The title of the Marion Gallery exhibition is “Xing Perspectives” (pronounced “crossing” perspectives) and van Rees explained that’s exactly what the artists have done for this exhibition.

“We are telling a story together,” van Rees said. “We both have our own vision for our works. For this exhibition, we looked for moments where those views crossed each other.”

Kooter works in the mediums of painting and video. She is a graduate of The Amsterdam Academy for the Visual Arts. She specializes in site-specific large painterly installations which sometimes are related to dance performances and in the production of meticulously made short animation movies.

In these movies she creates an imaginary world in paint, where human figures are moving around; sometimes real people (dancers) and sometimes cut out paper figures.

Van Rees is a self-trained photographer who studied painting at the Academy of Visual Arts in Groningen, the Netherlands.

In 2007, van Rees published a photo book, “One Wall Away – Chicago’s Hidden Spaces,” commissioned by U.S. Equities in Chicago. He works as an art instructor for Central College of Iowa at the Study Abroad program in Leiden, Netherlands.

The artists worked together to create a site-specific installation for the Marion Gallery that features their common areas of interest – people interacting with their environment and the perception of space in relation to memory.

Kooter explained the process began with the creation of a scale model of the SUNY Fredonia site.

“We started putting small versions (of our works) on the walls of the model to see what would be best,” she said. “We made a lot of changes during that process.”

Both artists are pleased with the end result that is now on display.

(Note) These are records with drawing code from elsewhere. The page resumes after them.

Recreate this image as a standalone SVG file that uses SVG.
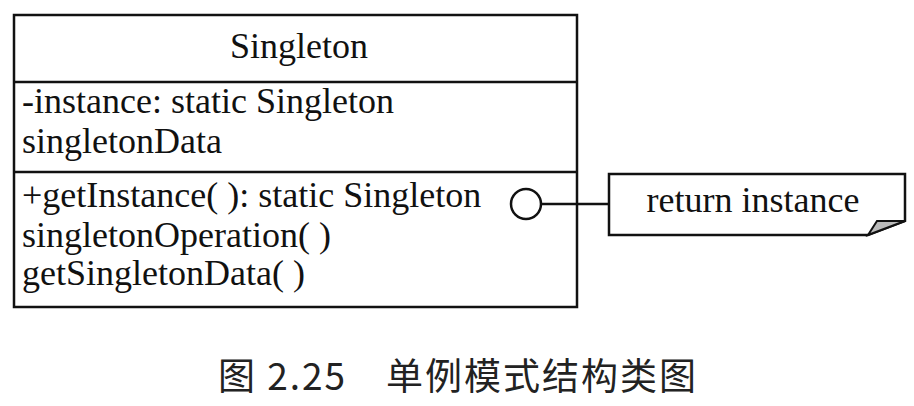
<svg xmlns="http://www.w3.org/2000/svg" width="914" height="406" viewBox="0 0 914 406">
<style>
.l{fill:none;stroke:#111;stroke-width:2.5}
.t{font-family:"Liberation Serif",serif;font-size:36px;fill:#111}
</style>
<rect width="914" height="406" fill="#fff"/>
<g id="singleton">
<rect class="l" x="14" y="15" width="563" height="292" fill="#fff"/>
<line class="l" x1="14" y1="82" x2="577" y2="82"/>
<line class="l" x1="14" y1="172" x2="577" y2="172"/>
<text class="t" x="299" y="58" text-anchor="middle">Singleton</text>
<text class="t" x="22" y="113">-instance: static Singleton</text>
<text class="t" x="22" y="153">singletonData</text>
<text class="t" x="22" y="207">+getInstance( ): static Singleton</text>
<text class="t" x="22" y="247">singletonOperation( )</text>
<text class="t" x="22" y="285">getSingletonData( )</text>
</g>
<g id="connectors">
<circle class="l" cx="526" cy="204" r="15" fill="#fff"/>
<line class="l" x1="541" y1="204" x2="609" y2="204"/>
</g>
<g id="note">
<polygon class="l" points="609,174 905,174 905,221 868,235 609,235" fill="#fff"/>
<polygon points="868,235 877,221 905,221" fill="#bbb" stroke="#111" stroke-width="2"/>
<text class="t" x="753" y="212" text-anchor="middle">return instance</text>
</g>
<text x="458" y="390" text-anchor="middle" style="font-family:'Noto Sans CJK SC',sans-serif;font-size:37px;fill:#222;letter-spacing:2px">图 2.25　单例模式结构类图</text>
</svg>
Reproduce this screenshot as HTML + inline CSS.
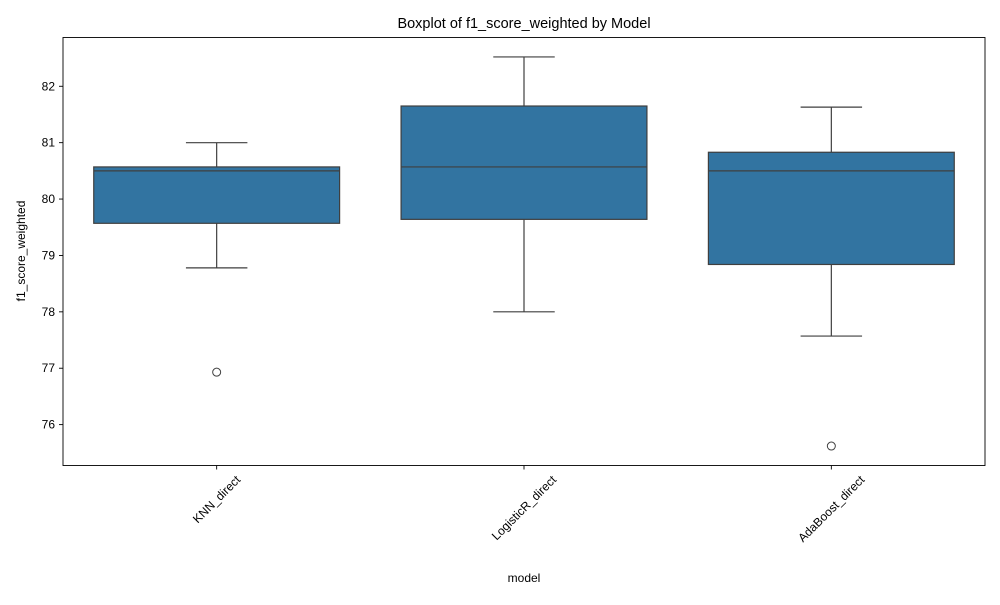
<!DOCTYPE html>
<html><head><meta charset="utf-8"><style>
body{margin:0;background:#fff;}
svg text{font-family:"Liberation Sans","DejaVu Sans",sans-serif;fill:#000;}
</style></head><body>
<svg id="chart" width="1000" height="600" xmlns="http://www.w3.org/2000/svg">
<rect width="1000" height="600" fill="#fff"/>
<text x="524" y="28" font-size="14.5" text-anchor="middle">Boxplot of f1_score_weighted by Model</text>
<g id="plot"></g>
<rect x="63" y="37.5" width="922" height="428" fill="none" stroke="#000" stroke-width="0.9"/>
<text x="524" y="582" font-size="12" text-anchor="middle">model</text>
<text transform="translate(25,251) rotate(-90)" font-size="12" text-anchor="middle">f1_score_weighted</text>
</svg>
<script>
const categories=["KNN_direct","LogisticR_direct","AdaBoost_direct"];
const whiskerLow=[78.78,78.0,77.57];
const q1=[79.57,79.64,78.84];
const medians=[80.5,80.57,80.5];
const q3=[80.57,81.65,80.83];
const whiskerHigh=[81.0,82.52,81.63];
const outliers=[[76.93],[],[75.62]];
const yTicks=[76,77,78,79,80,81,82];

(function(){
const NS="http://www.w3.org/2000/svg";
const g=document.getElementById('plot');
const yMin=75.275,yMax=82.865,plotTop=37.5,plotBot=465.5,plotLeft=63,plotRight=985;
function y(v){return plotBot-(v-yMin)/(yMax-yMin)*(plotBot-plotTop);}
const step=(plotRight-plotLeft)/categories.length;
function x(i){return plotLeft+step*(i+0.5);}
function el(t,a){const e=document.createElementNS(NS,t);for(const k in a)e.setAttribute(k,a[k]);g.appendChild(e);return e;}
yTicks.forEach(v=>{
 const t=el('line',{x1:plotLeft-4,x2:plotLeft,y1:y(v),y2:y(v),stroke:'#000','stroke-width':0.9});
 
 
 const l=el('text',{x:plotLeft-8,y:y(v)+4,'font-size':12,'text-anchor':'end'});
 l.textContent=v;
 
 
});
const bw=step*0.8,cw=bw/8,ec='#3f3f3f';
categories.forEach((c,i)=>{
 const cx=x(i);
 const t=el('line',{x1:cx,x2:cx,y1:plotBot,y2:plotBot+4,stroke:'#000','stroke-width':0.9});
 
 
 const l=el('text',{'font-size':12,'text-anchor':'middle'});
 l.textContent=c;
 
 
 const w=l.getComputedTextLength();
 const half=(w*0.707+12*0.707)/2;
 const cy=plotBot+8+half;
 l.setAttribute('transform',`translate(${cx+2.8},${cy+2.8}) rotate(-45)`);
 const w1=el('line',{x1:cx,x2:cx,y1:y(whiskerLow[i]),y2:y(q1[i]),stroke:ec,'stroke-width':1.2});
 
 
 const w2=el('line',{x1:cx,x2:cx,y1:y(q3[i]),y2:y(whiskerHigh[i]),stroke:ec,'stroke-width':1.2});
 
 
 const c1=el('line',{x1:cx-cw,x2:cx+cw,y1:y(whiskerLow[i]),y2:y(whiskerLow[i]),stroke:ec,'stroke-width':1.2});
 
 
 const c2=el('line',{x1:cx-cw,x2:cx+cw,y1:y(whiskerHigh[i]),y2:y(whiskerHigh[i]),stroke:ec,'stroke-width':1.2});
 
 
 const b=el('rect',{x:cx-bw/2,y:y(q3[i]),width:bw,height:y(q1[i])-y(q3[i]),fill:'#3274a1',stroke:ec,'stroke-width':1.2});
 
 
 const m=el('line',{x1:cx-bw/2,x2:cx+bw/2,y1:y(medians[i]),y2:y(medians[i]),stroke:ec,'stroke-width':1.2});
 
 
 outliers[i].forEach(v=>{
  const o=el('circle',{cx:cx,cy:y(v),r:4,fill:'none',stroke:ec,'stroke-width':1});
  
  
 });
});
})();
</script>
</body></html>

“We hope that as the people wander through the gallery and look at the works they will be able to relate the different experiences and thoughts we have tried to capture,” van Rees said.

Xing Perspectives opened Sept. 6 and it continues through Oct. 13.

Gallery hours are Tuesday, Wednesday and Thursday 12 to 4 p.m.; Friday and Saturday 12 to 6 and Sunday 12 to 4 p.m. The gallery, which is located on the main level of the Michael C. Rockefeller Arts Center, is closed Mondays and during campus breaks.